What is required:
Copy the data exactly as it appears, and do not include any pictures.

Given information:

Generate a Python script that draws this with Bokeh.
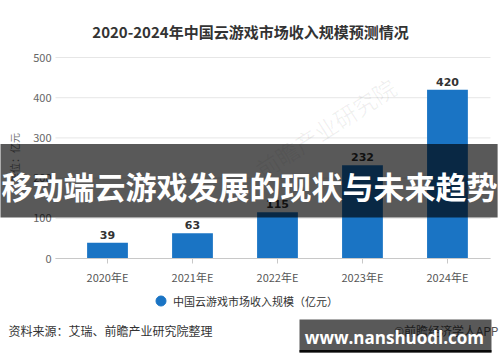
from bokeh.plotting import figure
from bokeh.models import (Range1d, FixedTicker, Label, BoxAnnotation, Legend, LegendItem,
                          ColumnDataSource, LinearAxis)
from bokeh.core.properties import value
from bokeh.embed import file_html
from bokeh.resources import INLINE

# ---- data ----
categories = ["2020年E", "2021年E", "2022年E", "2023年E", "2024年E"]
revenue = [39, 63, 115, 232, 420]
y_ticks = [0, 100, 200, 300, 400, 500]
title_text = "2020-2024年中国云游戏市场收入规模预测情况"
series_name = "中国云游戏市场收入规模（亿元）"
y_label = "单位：亿元"
source_text = "资料来源：艾瑞、前瞻产业研究院整理"
credit_text = "©前瞻经济学人APP"
banner_text = "移动端云游戏发展的现状与未来趋势"
site_text = "www.nanshuodl.com"
watermark_text = "前瞻产业研究院"

CJK = "Noto Sans CJK SC"
BLUE = "#1a74c4"

idx = list(range(len(categories)))
src = ColumnDataSource(dict(x=idx, top=revenue, label=[str(v) for v in revenue]))

# plotting area edges (in data units) inside the full-canvas frame
X_LEFT, X_RIGHT = -0.612, 4.506

p = figure(width=500, height=362,
           x_range=Range1d(-1.259, 4.624), y_range=Range1d(-258.7, 641.8),
           output_backend="svg", toolbar_location=None,
           min_border=0, x_axis_type=None, y_axis_type=None)
p.outline_line_color = None
p.background_fill_color = "white"
p.border_fill_color = "white"
p.xgrid.grid_line_color = None
p.ygrid.grid_line_color = None

# faint watermark
p.add_layout(Label(x=2.565, y=325, text=watermark_text, text_align="center", text_baseline="middle",
                   angle=0.57, text_font=CJK, text_font_size="23px", text_color="#000000",
                   text_alpha=0.06))

# gridlines
gsrc = ColumnDataSource(dict(y=y_ticks, x0=[X_LEFT] * len(y_ticks), x1=[X_RIGHT] * len(y_ticks)))
p.segment(x0="x0", x1="x1", y0="y", y1="y", source=gsrc, line_color="#e6e6e6", line_width=1)

# axes drawn at fixed locations inside the frame
xaxis = LinearAxis(fixed_location=0, bounds=(X_LEFT, X_RIGHT))
xaxis.ticker = FixedTicker(ticks=idx)
xaxis.major_label_overrides = {i: c for i, c in zip(idx, categories)}
xaxis.axis_line_color = "#c8c8c8"
xaxis.major_tick_line_color = "#c8c8c8"
xaxis.major_tick_out = 5
xaxis.major_tick_in = 0
xaxis.minor_tick_line_color = None
xaxis.major_label_text_font = CJK
xaxis.major_label_text_font_size = "11px"
xaxis.major_label_text_color = "#555555"
xaxis.major_label_standoff = 5
p.add_layout(xaxis, "below")

yaxis = LinearAxis(fixed_location=X_LEFT, bounds=(0, 500))
yaxis.ticker = FixedTicker(ticks=y_ticks)
yaxis.axis_line_color = None
yaxis.major_tick_line_color = None
yaxis.minor_tick_line_color = None
yaxis.major_tick_out = 0
yaxis.major_tick_in = 0
yaxis.major_label_text_font = CJK
yaxis.major_label_text_font_size = "11px"
yaxis.major_label_text_color = "#666666"
yaxis.major_label_standoff = 4
yaxis.axis_label = y_label
yaxis.axis_label_text_font = CJK
yaxis.axis_label_text_font_size = "10px"
yaxis.axis_label_text_font_style = "normal"
yaxis.axis_label_text_color = "#777777"
yaxis.axis_label_standoff = 8
p.add_layout(yaxis, "left")

# bars
p.vbar(x="x", top="top", width=0.48, source=src, fill_color=BLUE, line_color=None)
p.text(x="x", y="top", text="label", source=src, text_align="center", text_baseline="bottom",
       y_offset=-4, text_font=value("DejaVu Sans"), text_font_style="bold",
       text_font_size="11px", text_color="#333333")

# legend (its marker sits outside the visible range; only the legend swatch shows)
dot = p.scatter(x=[100], y=[10000], marker="circle", size=10, fill_color=BLUE, line_color=BLUE)
legend = Legend(items=[LegendItem(label=series_name, renderers=[dot])], location=(148, 49),
                glyph_width=25, glyph_height=25, label_height=25, label_standoff=0,
                padding=0, margin=0, border_line_color=None, background_fill_alpha=0,
                label_text_font=CJK, label_text_font_size="11px", label_text_color="#333333")
p.add_layout(legend, "center")

# title
p.add_layout(Label(x=1.682, y=564.7, text=title_text, text_align="center", text_baseline="middle",
                   text_font=CJK, text_font_style="bold", text_font_size="15px",
                   text_color="#333333"))

# footer texts
p.add_layout(Label(x=-1.165, y=-179, text=source_text, text_align="left", text_baseline="middle",
                   text_font=CJK, text_font_size="12px", text_color="#333333"))
p.add_layout(Label(x=4.6, y=-179, text=credit_text, text_align="right", text_baseline="middle",
                   text_font=CJK, text_font_size="12px", text_color="#555555"))

# overlay banner
p.add_layout(BoxAnnotation(left=-2, right=4.59, top=285, bottom=102.0, fill_color="black",
                           fill_alpha=0.65, line_color=None))
p.add_layout(Label(x=1.671, y=181.6, text=banner_text, text_align="center", text_baseline="middle",
                   text_font=CJK, text_font_style="bold", text_font_size="31px",
                   text_color="white"))

# site watermark box
p.add_layout(BoxAnnotation(left=2.259, right=4.518, top=-151.7, bottom=-233.8, fill_color="black",
                           fill_alpha=0.65, line_color=None))
p.add_layout(BoxAnnotation(left=2.259, right=4.518, top=-227.6, bottom=-233.8, fill_color="black",
                           fill_alpha=0.9, line_color=None))
p.add_layout(Label(x=3.376, y=-196.5, text=site_text, text_align="center", text_baseline="middle",
                   text_font="Open Sans", text_font_style="bold", text_font_size="17px",
                   text_color="white"))

open("out.html", "w").write(file_html(p, INLINE))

Answer in full:
Generate a Python script that draws this with Bokeh.
from bokeh.plotting import figure
from bokeh.models import (Range1d, FixedTicker, Label, BoxAnnotation, Legend, LegendItem,
                          ColumnDataSource, LinearAxis)
from bokeh.core.properties import value
from bokeh.embed import file_html
from bokeh.resources import INLINE

# ---- data ----
categories = ["2020年E", "2021年E", "2022年E", "2023年E", "2024年E"]
revenue = [39, 63, 115, 232, 420]
y_ticks = [0, 100, 200, 300, 400, 500]
title_text = "2020-2024年中国云游戏市场收入规模预测情况"
series_name = "中国云游戏市场收入规模（亿元）"
y_label = "单位：亿元"
source_text = "资料来源：艾瑞、前瞻产业研究院整理"
credit_text = "©前瞻经济学人APP"
banner_text = "移动端云游戏发展的现状与未来趋势"
site_text = "www.nanshuodl.com"
watermark_text = "前瞻产业研究院"

CJK = "Noto Sans CJK SC"
BLUE = "#1a74c4"

idx = list(range(len(categories)))
src = ColumnDataSource(dict(x=idx, top=revenue, label=[str(v) for v in revenue]))

# plotting area edges (in data units) inside the full-canvas frame
X_LEFT, X_RIGHT = -0.612, 4.506

p = figure(width=500, height=362,
           x_range=Range1d(-1.259, 4.624), y_range=Range1d(-258.7, 641.8),
           output_backend="svg", toolbar_location=None,
           min_border=0, x_axis_type=None, y_axis_type=None)
p.outline_line_color = None
p.background_fill_color = "white"
p.border_fill_color = "white"
p.xgrid.grid_line_color = None
p.ygrid.grid_line_color = None

# faint watermark
p.add_layout(Label(x=2.565, y=325, text=watermark_text, text_align="center", text_baseline="middle",
                   angle=0.57, text_font=CJK, text_font_size="23px", text_color="#000000",
                   text_alpha=0.06))

# gridlines
gsrc = ColumnDataSource(dict(y=y_ticks, x0=[X_LEFT] * len(y_ticks), x1=[X_RIGHT] * len(y_ticks)))
p.segment(x0="x0", x1="x1", y0="y", y1="y", source=gsrc, line_color="#e6e6e6", line_width=1)

# axes drawn at fixed locations inside the frame
xaxis = LinearAxis(fixed_location=0, bounds=(X_LEFT, X_RIGHT))
xaxis.ticker = FixedTicker(ticks=idx)
xaxis.major_label_overrides = {i: c for i, c in zip(idx, categories)}
xaxis.axis_line_color = "#c8c8c8"
xaxis.major_tick_line_color = "#c8c8c8"
xaxis.major_tick_out = 5
xaxis.major_tick_in = 0
xaxis.minor_tick_line_color = None
xaxis.major_label_text_font = CJK
xaxis.major_label_text_font_size = "11px"
xaxis.major_label_text_color = "#555555"
xaxis.major_label_standoff = 5
p.add_layout(xaxis, "below")

yaxis = LinearAxis(fixed_location=X_LEFT, bounds=(0, 500))
yaxis.ticker = FixedTicker(ticks=y_ticks)
yaxis.axis_line_color = None
yaxis.major_tick_line_color = None
yaxis.minor_tick_line_color = None
yaxis.major_tick_out = 0
yaxis.major_tick_in = 0
yaxis.major_label_text_font = CJK
yaxis.major_label_text_font_size = "11px"
yaxis.major_label_text_color = "#666666"
yaxis.major_label_standoff = 4
yaxis.axis_label = y_label
yaxis.axis_label_text_font = CJK
yaxis.axis_label_text_font_size = "10px"
yaxis.axis_label_text_font_style = "normal"
yaxis.axis_label_text_color = "#777777"
yaxis.axis_label_standoff = 8
p.add_layout(yaxis, "left")

# bars
p.vbar(x="x", top="top", width=0.48, source=src, fill_color=BLUE, line_color=None)
p.text(x="x", y="top", text="label", source=src, text_align="center", text_baseline="bottom",
       y_offset=-4, text_font=value("DejaVu Sans"), text_font_style="bold",
       text_font_size="11px", text_color="#333333")

# legend (its marker sits outside the visible range; only the legend swatch shows)
dot = p.scatter(x=[100], y=[10000], marker="circle", size=10, fill_color=BLUE, line_color=BLUE)
legend = Legend(items=[LegendItem(label=series_name, renderers=[dot])], location=(148, 49),
                glyph_width=25, glyph_height=25, label_height=25, label_standoff=0,
                padding=0, margin=0, border_line_color=None, background_fill_alpha=0,
                label_text_font=CJK, label_text_font_size="11px", label_text_color="#333333")
p.add_layout(legend, "center")

# title
p.add_layout(Label(x=1.682, y=564.7, text=title_text, text_align="center", text_baseline="middle",
                   text_font=CJK, text_font_style="bold", text_font_size="15px",
                   text_color="#333333"))

# footer texts
p.add_layout(Label(x=-1.165, y=-179, text=source_text, text_align="left", text_baseline="middle",
                   text_font=CJK, text_font_size="12px", text_color="#333333"))
p.add_layout(Label(x=4.6, y=-179, text=credit_text, text_align="right", text_baseline="middle",
                   text_font=CJK, text_font_size="12px", text_color="#555555"))

# overlay banner
p.add_layout(BoxAnnotation(left=-2, right=4.59, top=285, bottom=102.0, fill_color="black",
                           fill_alpha=0.65, line_color=None))
p.add_layout(Label(x=1.671, y=181.6, text=banner_text, text_align="center", text_baseline="middle",
                   text_font=CJK, text_font_style="bold", text_font_size="31px",
                   text_color="white"))

# site watermark box
p.add_layout(BoxAnnotation(left=2.259, right=4.518, top=-151.7, bottom=-233.8, fill_color="black",
                           fill_alpha=0.65, line_color=None))
p.add_layout(BoxAnnotation(left=2.259, right=4.518, top=-227.6, bottom=-233.8, fill_color="black",
                           fill_alpha=0.9, line_color=None))
p.add_layout(Label(x=3.376, y=-196.5, text=site_text, text_align="center", text_baseline="middle",
                   text_font="Open Sans", text_font_style="bold", text_font_size="17px",
                   text_color="white"))

open("out.html", "w").write(file_html(p, INLINE))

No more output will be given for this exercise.